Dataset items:
^^^^^^^^
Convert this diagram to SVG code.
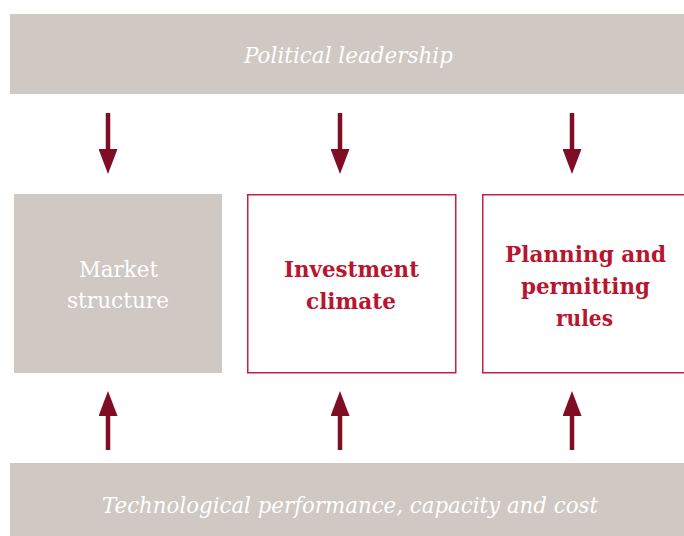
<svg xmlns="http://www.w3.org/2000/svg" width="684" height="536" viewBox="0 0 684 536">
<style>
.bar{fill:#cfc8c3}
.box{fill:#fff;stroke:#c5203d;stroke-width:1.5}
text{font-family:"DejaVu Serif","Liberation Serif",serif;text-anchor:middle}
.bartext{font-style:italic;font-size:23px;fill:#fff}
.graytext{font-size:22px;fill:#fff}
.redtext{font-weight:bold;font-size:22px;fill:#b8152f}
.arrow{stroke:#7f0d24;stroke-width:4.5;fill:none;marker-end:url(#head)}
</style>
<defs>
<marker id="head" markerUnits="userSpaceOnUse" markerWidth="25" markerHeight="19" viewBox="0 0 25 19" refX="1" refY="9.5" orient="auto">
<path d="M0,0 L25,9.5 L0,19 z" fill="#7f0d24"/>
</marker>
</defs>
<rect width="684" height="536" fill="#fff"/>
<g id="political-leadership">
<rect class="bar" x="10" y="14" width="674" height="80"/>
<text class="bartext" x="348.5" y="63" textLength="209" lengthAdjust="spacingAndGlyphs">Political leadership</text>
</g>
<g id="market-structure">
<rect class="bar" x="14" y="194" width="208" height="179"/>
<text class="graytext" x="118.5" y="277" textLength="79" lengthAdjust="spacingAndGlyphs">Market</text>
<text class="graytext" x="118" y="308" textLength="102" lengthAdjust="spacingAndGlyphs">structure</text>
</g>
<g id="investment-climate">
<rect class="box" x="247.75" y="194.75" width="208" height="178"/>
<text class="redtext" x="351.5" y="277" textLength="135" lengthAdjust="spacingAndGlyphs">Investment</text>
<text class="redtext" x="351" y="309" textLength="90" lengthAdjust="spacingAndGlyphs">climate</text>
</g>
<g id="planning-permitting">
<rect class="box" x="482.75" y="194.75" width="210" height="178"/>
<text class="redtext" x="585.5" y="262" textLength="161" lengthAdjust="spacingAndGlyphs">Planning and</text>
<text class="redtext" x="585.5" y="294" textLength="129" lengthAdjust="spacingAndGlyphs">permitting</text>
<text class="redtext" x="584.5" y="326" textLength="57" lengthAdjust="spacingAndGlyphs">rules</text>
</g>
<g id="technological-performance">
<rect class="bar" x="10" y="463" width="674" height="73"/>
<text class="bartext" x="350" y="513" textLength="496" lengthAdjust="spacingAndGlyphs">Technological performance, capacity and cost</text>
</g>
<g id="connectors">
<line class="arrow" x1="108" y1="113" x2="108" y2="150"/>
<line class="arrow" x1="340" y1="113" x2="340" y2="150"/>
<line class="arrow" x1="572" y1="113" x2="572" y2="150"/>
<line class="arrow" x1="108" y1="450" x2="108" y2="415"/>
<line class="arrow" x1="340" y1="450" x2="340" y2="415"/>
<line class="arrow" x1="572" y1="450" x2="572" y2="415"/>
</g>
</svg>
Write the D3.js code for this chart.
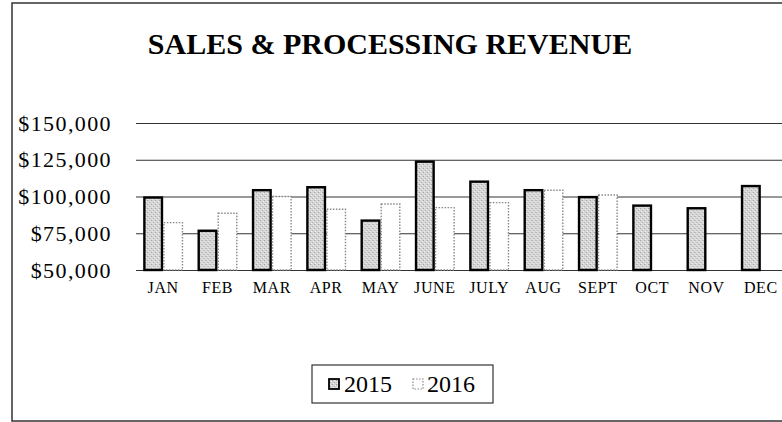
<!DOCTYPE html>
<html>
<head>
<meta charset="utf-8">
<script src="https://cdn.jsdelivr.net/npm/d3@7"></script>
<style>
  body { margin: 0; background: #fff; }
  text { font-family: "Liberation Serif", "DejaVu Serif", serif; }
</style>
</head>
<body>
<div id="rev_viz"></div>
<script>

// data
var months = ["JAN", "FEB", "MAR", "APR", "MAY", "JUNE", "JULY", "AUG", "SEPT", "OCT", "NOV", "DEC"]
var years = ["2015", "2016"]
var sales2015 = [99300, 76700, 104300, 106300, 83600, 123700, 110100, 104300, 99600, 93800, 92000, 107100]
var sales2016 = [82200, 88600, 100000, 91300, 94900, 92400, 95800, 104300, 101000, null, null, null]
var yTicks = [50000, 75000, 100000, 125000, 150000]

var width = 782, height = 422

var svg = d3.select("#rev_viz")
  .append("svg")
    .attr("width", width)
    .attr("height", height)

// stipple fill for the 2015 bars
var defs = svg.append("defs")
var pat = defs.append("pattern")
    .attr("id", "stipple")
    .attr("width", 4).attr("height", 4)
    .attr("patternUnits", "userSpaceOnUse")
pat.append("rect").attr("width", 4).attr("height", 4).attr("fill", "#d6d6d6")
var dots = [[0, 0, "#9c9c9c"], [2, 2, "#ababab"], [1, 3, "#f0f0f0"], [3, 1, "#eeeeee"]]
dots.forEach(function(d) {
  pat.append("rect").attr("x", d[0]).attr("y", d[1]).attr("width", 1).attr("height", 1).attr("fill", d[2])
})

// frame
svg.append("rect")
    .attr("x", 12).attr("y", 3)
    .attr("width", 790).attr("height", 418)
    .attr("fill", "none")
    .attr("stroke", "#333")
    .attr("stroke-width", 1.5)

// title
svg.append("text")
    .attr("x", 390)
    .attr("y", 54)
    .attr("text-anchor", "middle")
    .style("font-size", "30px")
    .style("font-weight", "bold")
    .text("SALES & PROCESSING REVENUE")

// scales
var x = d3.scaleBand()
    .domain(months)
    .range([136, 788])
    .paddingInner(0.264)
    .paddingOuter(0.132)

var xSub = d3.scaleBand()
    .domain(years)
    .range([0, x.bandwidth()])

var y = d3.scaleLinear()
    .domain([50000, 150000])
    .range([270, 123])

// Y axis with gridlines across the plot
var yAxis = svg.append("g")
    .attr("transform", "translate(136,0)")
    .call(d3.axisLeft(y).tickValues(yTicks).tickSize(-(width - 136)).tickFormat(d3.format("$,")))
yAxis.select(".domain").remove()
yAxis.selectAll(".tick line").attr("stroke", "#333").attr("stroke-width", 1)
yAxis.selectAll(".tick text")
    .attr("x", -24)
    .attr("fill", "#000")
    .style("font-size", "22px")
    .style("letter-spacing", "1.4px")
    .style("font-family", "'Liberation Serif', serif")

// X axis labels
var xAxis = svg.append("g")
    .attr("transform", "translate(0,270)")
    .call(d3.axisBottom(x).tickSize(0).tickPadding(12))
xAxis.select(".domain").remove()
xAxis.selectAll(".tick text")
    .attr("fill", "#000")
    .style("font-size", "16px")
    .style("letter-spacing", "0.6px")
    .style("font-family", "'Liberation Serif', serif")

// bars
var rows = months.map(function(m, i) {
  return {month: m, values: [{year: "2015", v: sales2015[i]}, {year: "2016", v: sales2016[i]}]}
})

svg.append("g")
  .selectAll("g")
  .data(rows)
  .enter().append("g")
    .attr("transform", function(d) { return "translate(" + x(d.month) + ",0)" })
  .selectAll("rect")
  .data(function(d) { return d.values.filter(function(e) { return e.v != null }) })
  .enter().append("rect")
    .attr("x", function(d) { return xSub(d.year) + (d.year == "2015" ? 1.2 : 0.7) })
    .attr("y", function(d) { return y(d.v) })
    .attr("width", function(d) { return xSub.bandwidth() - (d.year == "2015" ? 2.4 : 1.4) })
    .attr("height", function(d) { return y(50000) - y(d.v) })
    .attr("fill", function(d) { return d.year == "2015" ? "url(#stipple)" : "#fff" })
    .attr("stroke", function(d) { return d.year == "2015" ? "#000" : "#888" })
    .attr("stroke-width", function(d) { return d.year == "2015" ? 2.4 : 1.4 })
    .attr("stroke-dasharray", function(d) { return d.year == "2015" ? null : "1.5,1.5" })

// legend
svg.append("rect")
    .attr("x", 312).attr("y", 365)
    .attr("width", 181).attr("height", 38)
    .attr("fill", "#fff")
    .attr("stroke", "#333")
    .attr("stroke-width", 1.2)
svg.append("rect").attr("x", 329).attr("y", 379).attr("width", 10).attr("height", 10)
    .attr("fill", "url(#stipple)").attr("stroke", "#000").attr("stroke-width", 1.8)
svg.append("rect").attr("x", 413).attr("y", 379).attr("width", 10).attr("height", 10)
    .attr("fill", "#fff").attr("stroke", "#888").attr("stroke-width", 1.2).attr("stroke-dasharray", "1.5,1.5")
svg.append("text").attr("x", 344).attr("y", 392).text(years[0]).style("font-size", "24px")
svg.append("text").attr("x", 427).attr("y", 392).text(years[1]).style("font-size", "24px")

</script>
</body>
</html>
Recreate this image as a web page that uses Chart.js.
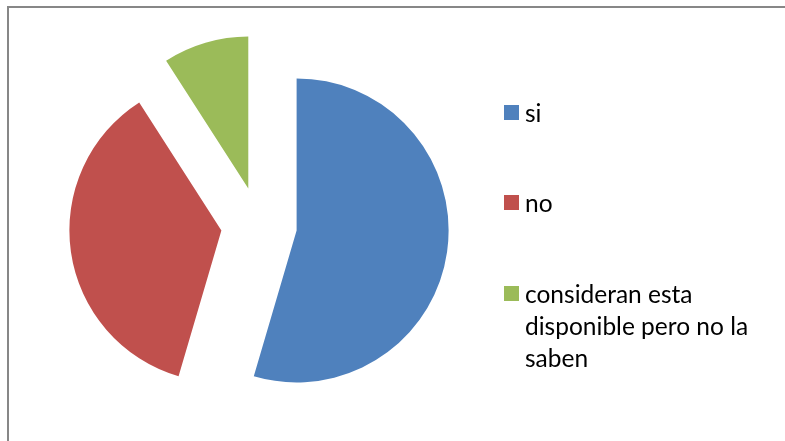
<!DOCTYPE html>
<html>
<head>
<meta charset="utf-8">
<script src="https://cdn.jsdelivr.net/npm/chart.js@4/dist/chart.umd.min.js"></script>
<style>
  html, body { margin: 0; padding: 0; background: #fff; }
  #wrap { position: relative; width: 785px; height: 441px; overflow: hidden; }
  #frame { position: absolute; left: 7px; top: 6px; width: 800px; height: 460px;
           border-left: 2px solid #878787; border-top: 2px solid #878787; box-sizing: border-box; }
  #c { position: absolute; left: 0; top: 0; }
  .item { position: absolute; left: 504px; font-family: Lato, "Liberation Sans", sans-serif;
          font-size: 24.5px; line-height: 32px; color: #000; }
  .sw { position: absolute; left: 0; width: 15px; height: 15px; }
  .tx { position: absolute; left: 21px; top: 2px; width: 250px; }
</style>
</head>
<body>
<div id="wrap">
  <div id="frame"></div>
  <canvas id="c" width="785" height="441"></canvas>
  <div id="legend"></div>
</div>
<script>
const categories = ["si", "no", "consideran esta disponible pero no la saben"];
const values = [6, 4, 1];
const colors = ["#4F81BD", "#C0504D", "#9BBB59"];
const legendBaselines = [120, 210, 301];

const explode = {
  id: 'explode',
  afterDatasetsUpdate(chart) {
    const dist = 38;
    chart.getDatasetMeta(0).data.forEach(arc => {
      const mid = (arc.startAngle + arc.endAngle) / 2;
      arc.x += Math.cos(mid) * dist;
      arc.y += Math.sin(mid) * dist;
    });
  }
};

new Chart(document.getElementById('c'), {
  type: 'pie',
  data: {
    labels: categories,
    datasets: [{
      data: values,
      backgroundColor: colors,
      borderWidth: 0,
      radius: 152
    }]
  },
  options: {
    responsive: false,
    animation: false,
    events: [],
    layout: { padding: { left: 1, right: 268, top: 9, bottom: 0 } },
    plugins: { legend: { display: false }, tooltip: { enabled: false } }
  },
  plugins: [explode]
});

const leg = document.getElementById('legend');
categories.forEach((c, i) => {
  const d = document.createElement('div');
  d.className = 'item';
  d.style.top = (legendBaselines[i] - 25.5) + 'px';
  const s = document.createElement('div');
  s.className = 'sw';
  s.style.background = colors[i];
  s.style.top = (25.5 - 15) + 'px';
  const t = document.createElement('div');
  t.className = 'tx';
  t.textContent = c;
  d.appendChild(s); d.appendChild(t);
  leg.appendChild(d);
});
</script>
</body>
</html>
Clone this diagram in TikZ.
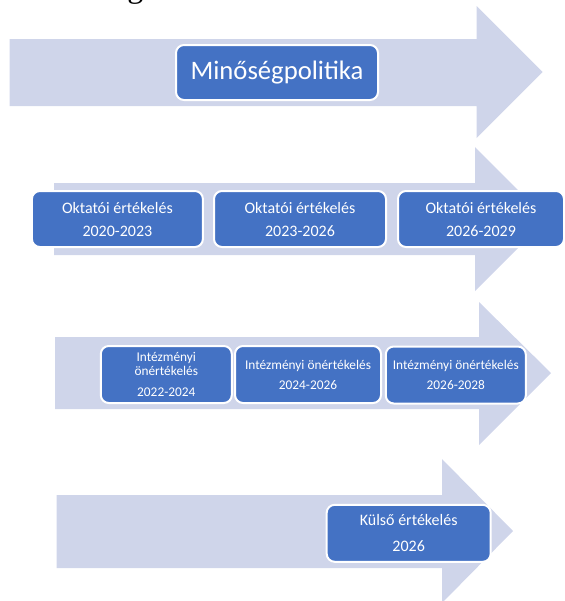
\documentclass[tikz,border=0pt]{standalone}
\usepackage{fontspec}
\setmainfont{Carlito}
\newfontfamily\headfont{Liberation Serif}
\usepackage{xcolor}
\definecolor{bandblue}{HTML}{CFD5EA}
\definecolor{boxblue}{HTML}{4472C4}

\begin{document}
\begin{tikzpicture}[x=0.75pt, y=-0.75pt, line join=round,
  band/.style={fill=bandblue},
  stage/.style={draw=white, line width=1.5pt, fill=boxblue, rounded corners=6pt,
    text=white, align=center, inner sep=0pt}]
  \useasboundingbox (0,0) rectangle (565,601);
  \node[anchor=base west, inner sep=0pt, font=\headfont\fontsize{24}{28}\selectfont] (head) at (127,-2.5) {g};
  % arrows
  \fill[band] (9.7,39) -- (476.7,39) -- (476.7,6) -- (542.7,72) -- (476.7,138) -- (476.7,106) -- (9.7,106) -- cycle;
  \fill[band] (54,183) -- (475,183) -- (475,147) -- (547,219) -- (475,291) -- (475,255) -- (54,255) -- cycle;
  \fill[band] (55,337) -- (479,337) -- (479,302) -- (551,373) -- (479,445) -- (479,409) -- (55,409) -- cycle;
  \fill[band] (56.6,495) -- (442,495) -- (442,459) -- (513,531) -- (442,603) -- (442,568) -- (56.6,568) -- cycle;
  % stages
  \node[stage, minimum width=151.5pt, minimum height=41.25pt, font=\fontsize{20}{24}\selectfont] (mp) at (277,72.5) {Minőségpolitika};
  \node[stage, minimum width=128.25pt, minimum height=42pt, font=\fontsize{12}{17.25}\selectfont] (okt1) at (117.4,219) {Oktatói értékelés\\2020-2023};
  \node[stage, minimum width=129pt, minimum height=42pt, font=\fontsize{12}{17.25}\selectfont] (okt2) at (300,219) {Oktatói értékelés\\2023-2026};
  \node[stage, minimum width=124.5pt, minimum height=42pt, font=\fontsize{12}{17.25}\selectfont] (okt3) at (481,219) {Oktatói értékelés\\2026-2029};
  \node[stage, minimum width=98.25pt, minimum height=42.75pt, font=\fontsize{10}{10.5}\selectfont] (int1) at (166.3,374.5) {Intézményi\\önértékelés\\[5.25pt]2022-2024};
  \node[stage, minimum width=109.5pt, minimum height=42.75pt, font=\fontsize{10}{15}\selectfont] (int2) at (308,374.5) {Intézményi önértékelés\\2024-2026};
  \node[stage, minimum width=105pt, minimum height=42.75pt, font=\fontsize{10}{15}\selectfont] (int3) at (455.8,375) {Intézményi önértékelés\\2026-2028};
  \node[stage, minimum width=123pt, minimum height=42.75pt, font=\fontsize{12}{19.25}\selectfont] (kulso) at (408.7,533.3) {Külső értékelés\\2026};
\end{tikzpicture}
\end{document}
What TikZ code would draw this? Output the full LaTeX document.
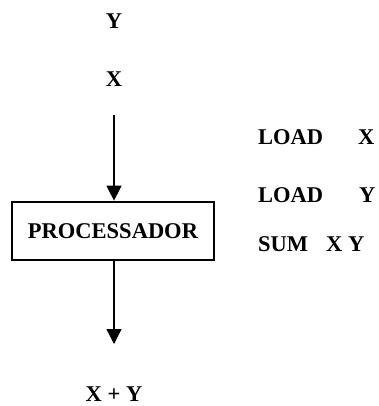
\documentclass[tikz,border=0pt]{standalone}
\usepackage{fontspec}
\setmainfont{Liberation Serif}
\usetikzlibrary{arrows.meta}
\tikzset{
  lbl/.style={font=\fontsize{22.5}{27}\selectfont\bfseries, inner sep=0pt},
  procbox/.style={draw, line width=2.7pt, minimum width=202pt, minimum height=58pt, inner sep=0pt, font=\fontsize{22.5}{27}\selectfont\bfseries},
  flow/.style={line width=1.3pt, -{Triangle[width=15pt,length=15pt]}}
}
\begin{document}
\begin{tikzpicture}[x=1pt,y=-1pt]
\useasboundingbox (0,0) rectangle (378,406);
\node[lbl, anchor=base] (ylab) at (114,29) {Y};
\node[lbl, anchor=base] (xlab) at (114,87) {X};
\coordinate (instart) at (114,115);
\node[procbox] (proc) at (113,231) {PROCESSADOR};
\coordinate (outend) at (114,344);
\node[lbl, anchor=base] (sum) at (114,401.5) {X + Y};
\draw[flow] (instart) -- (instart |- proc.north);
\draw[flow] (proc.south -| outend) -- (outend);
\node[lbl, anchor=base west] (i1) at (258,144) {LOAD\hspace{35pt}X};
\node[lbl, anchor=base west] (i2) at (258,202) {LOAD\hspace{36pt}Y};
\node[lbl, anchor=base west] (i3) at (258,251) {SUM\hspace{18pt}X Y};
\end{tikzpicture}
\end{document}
^^^^^^^^
▸ BRIEF:
Gather and return every line that holds the string "this".

▸ TASK OUTPUT:
Convert this diagram to SVG code.
Write the D3.js code for this chart.
Recreate this image as a web page that uses Chart.js.
Clone this diagram in TikZ.
What TikZ code would draw this? Output the full LaTeX document.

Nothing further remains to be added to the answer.